* **DIRECTION**
Will you output the lines between the ones holding "Rebuild this chart" and "const B_yTitle = 'PC2 (24.24% of variation)';", inclusive, exactly as they stand, and only those lines, with the pictures left out?

* **Raw records**
┄┄┄┄┄┄┄┄┄┄

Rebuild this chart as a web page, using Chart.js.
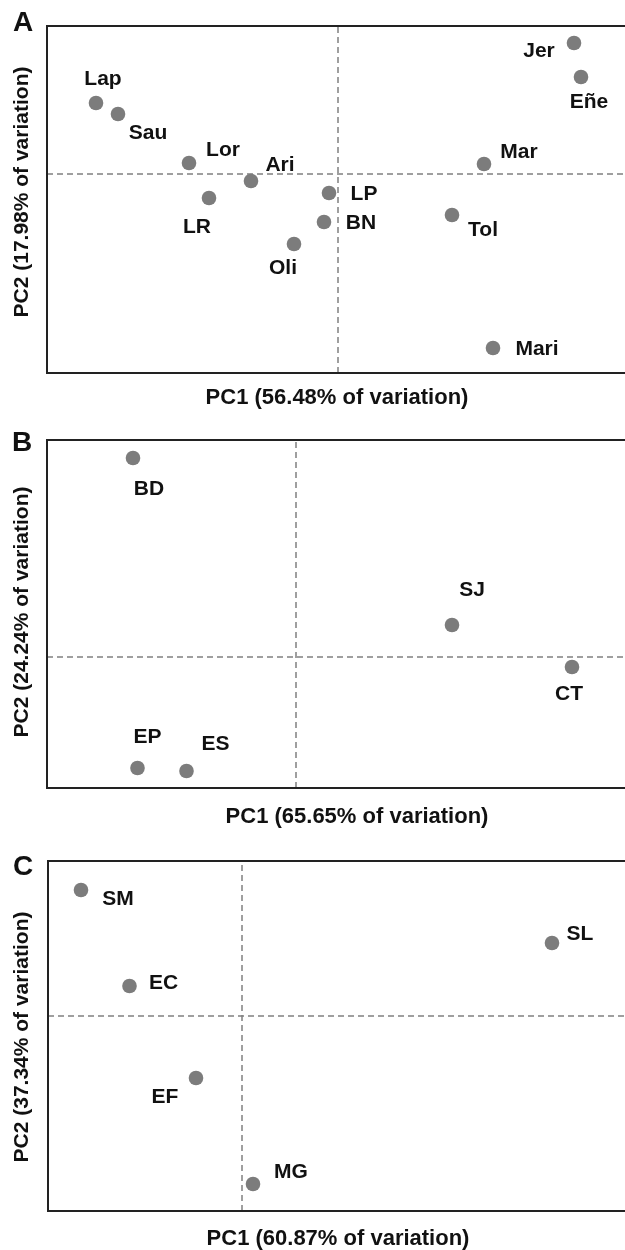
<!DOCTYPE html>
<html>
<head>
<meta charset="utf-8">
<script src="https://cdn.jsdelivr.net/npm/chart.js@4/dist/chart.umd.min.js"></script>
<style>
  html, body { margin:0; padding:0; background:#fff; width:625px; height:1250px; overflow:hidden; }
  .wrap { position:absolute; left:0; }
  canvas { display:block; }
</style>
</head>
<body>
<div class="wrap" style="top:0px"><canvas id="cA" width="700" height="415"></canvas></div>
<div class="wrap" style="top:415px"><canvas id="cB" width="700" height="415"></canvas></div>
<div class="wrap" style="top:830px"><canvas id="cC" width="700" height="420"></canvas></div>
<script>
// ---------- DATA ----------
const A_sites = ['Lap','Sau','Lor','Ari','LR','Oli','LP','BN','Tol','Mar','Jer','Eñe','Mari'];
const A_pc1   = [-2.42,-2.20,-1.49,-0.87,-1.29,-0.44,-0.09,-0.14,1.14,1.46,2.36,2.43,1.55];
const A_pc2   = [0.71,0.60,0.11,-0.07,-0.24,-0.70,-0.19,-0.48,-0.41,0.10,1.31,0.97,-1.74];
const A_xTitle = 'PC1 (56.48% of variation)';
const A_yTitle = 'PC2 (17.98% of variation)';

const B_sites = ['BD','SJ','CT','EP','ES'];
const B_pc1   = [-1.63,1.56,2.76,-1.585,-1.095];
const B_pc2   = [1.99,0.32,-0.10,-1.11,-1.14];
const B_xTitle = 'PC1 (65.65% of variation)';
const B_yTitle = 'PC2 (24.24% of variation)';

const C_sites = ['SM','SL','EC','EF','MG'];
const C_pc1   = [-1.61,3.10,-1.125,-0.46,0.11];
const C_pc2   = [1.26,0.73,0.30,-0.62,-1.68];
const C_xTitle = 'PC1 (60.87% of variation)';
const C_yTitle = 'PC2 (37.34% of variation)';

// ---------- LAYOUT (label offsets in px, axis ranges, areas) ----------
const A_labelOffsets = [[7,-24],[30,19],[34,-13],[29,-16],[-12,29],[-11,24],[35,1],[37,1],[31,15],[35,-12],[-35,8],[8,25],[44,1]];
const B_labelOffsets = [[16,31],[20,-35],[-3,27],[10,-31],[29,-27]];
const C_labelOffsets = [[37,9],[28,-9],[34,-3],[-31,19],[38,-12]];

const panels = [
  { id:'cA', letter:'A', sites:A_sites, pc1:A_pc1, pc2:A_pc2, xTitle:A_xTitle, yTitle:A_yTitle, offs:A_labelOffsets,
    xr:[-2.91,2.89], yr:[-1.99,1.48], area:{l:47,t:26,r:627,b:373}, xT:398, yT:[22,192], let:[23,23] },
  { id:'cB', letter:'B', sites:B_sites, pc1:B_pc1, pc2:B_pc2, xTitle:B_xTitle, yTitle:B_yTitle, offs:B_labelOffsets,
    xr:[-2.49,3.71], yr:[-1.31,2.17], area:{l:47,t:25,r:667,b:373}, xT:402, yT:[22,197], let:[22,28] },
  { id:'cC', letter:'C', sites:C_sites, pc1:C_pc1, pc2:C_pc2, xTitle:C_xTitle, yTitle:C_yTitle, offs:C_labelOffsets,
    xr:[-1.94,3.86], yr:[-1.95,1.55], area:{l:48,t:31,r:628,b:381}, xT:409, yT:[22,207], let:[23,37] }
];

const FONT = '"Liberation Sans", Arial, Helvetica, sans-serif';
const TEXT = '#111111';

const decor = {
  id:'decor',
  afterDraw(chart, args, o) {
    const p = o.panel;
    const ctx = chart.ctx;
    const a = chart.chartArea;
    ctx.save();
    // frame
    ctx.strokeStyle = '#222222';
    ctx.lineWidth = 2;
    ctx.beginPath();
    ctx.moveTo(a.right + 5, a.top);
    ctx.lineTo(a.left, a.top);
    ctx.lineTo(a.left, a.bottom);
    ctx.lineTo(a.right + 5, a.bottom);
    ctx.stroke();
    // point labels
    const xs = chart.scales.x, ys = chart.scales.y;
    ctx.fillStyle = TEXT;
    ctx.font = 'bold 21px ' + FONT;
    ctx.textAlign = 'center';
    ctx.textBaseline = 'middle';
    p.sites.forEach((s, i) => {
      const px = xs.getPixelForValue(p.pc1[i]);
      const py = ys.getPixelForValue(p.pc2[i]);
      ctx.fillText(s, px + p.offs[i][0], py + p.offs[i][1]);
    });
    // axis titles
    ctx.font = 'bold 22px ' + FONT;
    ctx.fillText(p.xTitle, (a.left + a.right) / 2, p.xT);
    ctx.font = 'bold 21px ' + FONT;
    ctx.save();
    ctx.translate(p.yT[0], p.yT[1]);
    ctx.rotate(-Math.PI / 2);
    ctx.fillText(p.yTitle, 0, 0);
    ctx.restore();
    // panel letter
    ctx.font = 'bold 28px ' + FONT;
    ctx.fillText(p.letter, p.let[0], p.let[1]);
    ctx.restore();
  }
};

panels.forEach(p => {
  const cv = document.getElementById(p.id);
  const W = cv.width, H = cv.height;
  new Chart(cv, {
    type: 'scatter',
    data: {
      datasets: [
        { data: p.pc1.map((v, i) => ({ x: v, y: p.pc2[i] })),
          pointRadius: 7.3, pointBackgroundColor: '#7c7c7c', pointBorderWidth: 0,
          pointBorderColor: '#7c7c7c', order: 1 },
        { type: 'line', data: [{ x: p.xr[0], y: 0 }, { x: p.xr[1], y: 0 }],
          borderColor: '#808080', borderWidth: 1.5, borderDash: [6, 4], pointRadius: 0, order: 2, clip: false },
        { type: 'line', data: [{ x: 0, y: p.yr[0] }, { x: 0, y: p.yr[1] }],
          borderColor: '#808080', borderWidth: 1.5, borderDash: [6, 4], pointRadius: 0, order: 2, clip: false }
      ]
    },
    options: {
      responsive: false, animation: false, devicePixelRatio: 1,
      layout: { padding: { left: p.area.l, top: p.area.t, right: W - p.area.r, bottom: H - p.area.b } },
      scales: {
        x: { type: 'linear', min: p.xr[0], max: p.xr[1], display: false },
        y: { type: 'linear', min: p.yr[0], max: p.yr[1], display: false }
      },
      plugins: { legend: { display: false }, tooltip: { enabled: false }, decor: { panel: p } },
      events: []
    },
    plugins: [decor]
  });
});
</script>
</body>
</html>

┄┄┄┄┄┄┄┄┄┄

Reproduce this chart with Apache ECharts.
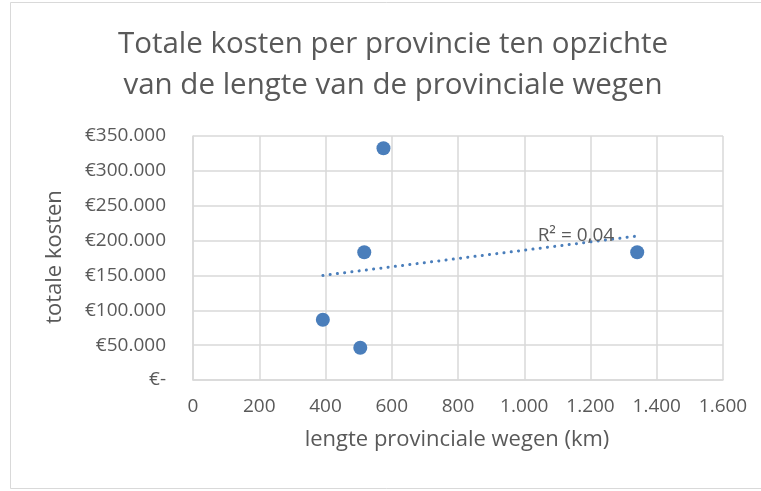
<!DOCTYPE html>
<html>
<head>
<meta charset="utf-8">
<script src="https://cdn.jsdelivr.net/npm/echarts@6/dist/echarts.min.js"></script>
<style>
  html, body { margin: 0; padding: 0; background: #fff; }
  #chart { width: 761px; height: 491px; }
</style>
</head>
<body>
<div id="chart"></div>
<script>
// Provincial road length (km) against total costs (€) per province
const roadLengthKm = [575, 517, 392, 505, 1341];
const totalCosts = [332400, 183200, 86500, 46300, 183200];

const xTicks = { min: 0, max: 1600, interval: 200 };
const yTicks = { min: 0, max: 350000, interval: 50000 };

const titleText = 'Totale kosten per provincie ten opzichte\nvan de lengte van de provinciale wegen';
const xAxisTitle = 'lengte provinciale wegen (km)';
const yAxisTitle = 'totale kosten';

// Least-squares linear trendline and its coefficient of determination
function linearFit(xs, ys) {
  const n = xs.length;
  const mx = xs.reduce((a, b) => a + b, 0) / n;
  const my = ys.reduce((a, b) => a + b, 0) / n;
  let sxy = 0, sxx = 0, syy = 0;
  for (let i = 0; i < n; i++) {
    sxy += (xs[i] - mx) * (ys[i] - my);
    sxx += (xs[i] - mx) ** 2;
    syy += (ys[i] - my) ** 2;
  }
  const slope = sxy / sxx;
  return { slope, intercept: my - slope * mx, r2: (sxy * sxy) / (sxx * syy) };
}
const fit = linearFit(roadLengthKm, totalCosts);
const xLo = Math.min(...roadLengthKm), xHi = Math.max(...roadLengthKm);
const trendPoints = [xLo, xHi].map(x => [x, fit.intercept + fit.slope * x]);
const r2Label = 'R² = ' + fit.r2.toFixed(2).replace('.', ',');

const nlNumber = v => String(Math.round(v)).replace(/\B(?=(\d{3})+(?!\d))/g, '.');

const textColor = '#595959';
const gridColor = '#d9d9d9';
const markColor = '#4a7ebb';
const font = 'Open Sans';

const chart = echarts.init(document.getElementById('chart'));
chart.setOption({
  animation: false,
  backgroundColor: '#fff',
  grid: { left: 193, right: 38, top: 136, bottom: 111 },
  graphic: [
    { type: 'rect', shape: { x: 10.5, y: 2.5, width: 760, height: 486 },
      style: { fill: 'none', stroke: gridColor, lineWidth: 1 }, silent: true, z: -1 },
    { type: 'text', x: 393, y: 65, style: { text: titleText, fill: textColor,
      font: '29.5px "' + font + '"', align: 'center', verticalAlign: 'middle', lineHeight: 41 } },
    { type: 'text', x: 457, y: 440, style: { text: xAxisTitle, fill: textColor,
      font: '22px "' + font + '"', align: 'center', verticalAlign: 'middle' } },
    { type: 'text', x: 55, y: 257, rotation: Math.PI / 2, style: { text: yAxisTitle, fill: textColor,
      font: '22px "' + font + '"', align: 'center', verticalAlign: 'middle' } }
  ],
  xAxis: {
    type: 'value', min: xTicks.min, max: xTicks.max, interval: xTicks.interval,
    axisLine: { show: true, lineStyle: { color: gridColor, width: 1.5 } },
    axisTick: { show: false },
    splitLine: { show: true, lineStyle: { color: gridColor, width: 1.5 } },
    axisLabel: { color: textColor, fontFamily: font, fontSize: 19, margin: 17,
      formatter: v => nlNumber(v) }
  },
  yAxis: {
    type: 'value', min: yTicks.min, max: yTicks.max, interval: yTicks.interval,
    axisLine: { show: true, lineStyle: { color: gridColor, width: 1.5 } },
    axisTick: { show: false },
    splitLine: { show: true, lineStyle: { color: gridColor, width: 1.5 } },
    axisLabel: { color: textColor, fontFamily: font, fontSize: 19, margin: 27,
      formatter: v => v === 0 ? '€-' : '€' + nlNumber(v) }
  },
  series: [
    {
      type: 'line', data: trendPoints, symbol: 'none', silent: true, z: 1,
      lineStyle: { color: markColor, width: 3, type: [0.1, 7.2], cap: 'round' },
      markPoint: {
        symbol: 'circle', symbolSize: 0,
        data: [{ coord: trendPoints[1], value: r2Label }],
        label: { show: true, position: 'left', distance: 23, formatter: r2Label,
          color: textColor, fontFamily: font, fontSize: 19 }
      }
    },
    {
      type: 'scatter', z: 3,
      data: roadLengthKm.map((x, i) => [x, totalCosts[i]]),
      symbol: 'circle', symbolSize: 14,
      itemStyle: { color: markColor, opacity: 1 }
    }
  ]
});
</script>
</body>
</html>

┄┄┄┄┄┄┄┄┄┄

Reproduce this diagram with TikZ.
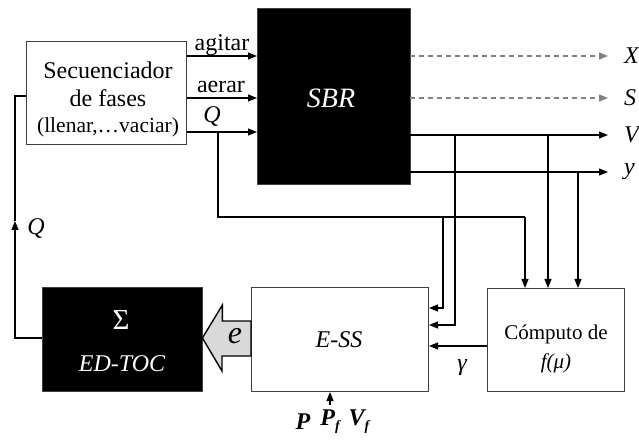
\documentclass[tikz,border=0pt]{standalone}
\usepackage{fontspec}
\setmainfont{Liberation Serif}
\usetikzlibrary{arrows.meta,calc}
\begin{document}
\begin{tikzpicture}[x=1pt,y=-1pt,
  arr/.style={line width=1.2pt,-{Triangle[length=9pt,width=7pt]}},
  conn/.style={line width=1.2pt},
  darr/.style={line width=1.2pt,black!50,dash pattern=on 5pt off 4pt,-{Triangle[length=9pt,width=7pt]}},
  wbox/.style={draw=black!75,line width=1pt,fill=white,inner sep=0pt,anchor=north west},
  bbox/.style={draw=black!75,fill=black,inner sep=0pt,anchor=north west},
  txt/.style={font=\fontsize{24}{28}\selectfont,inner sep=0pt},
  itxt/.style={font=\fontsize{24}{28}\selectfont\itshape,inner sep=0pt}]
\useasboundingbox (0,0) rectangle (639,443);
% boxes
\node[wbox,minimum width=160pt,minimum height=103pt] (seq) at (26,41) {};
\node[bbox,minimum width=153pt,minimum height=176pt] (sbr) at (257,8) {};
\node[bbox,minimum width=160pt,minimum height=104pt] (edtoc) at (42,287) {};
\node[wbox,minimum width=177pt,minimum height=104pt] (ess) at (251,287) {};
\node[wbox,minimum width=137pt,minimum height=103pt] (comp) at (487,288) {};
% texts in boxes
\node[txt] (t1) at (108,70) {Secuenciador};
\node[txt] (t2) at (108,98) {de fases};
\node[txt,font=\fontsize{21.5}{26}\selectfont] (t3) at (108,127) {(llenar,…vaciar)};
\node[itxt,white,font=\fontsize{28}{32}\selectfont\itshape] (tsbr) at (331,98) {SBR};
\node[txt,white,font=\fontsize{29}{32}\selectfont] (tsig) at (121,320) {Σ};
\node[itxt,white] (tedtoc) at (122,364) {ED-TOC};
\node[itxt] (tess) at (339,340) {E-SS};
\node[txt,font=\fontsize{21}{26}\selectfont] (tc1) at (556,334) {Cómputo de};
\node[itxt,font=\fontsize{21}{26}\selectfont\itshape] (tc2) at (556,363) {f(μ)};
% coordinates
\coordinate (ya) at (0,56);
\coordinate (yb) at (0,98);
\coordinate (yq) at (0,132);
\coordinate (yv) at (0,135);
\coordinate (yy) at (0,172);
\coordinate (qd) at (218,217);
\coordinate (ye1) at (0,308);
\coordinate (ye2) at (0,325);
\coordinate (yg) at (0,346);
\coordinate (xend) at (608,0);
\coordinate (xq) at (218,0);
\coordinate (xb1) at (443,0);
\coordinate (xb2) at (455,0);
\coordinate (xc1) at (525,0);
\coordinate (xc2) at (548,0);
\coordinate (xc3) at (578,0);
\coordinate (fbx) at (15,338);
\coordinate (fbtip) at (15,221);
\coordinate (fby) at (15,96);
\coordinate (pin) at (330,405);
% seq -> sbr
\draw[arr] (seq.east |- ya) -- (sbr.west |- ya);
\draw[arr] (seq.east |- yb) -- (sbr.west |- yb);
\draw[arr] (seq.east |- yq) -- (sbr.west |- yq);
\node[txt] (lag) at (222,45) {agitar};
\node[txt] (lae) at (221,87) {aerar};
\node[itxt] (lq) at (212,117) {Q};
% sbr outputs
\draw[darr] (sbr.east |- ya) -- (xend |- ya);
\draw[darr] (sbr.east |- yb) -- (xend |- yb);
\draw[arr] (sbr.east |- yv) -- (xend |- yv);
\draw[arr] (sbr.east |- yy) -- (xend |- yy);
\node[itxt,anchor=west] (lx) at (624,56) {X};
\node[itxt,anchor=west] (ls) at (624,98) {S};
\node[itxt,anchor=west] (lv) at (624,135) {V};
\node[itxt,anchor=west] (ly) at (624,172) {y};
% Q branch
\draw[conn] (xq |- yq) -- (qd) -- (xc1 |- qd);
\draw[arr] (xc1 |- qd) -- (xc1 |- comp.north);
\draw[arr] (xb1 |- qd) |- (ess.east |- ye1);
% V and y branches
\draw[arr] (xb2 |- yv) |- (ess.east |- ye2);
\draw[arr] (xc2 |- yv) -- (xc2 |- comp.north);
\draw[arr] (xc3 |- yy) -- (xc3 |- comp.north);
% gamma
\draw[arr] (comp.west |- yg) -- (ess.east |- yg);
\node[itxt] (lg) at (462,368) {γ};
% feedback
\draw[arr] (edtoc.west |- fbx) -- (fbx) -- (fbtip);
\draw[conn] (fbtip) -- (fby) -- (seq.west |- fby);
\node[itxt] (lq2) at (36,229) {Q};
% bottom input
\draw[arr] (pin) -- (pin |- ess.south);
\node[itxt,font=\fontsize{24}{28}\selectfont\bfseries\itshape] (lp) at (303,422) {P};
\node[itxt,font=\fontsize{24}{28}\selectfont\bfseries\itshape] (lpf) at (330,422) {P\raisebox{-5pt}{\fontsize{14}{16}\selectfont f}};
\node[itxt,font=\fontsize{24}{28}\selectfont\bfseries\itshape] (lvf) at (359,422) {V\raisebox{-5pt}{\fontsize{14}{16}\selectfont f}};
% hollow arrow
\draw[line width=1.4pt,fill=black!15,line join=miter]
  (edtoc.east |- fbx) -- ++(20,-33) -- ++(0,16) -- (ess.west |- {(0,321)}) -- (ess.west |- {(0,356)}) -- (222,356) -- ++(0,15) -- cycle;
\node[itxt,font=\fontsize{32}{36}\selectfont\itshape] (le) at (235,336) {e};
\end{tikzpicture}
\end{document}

┄┄┄┄┄┄┄┄┄┄

* **FINAL ANSWER**
Rebuild this chart as a web page, using Chart.js.
<!DOCTYPE html>
<html>
<head>
<meta charset="utf-8">
<script src="https://cdn.jsdelivr.net/npm/chart.js@4/dist/chart.umd.min.js"></script>
<style>
  html, body { margin:0; padding:0; background:#fff; width:625px; height:1250px; overflow:hidden; }
  .wrap { position:absolute; left:0; }
  canvas { display:block; }
</style>
</head>
<body>
<div class="wrap" style="top:0px"><canvas id="cA" width="700" height="415"></canvas></div>
<div class="wrap" style="top:415px"><canvas id="cB" width="700" height="415"></canvas></div>
<div class="wrap" style="top:830px"><canvas id="cC" width="700" height="420"></canvas></div>
<script>
// ---------- DATA ----------
const A_sites = ['Lap','Sau','Lor','Ari','LR','Oli','LP','BN','Tol','Mar','Jer','Eñe','Mari'];
const A_pc1   = [-2.42,-2.20,-1.49,-0.87,-1.29,-0.44,-0.09,-0.14,1.14,1.46,2.36,2.43,1.55];
const A_pc2   = [0.71,0.60,0.11,-0.07,-0.24,-0.70,-0.19,-0.48,-0.41,0.10,1.31,0.97,-1.74];
const A_xTitle = 'PC1 (56.48% of variation)';
const A_yTitle = 'PC2 (17.98% of variation)';

const B_sites = ['BD','SJ','CT','EP','ES'];
const B_pc1   = [-1.63,1.56,2.76,-1.585,-1.095];
const B_pc2   = [1.99,0.32,-0.10,-1.11,-1.14];
const B_xTitle = 'PC1 (65.65% of variation)';
const B_yTitle = 'PC2 (24.24% of variation)';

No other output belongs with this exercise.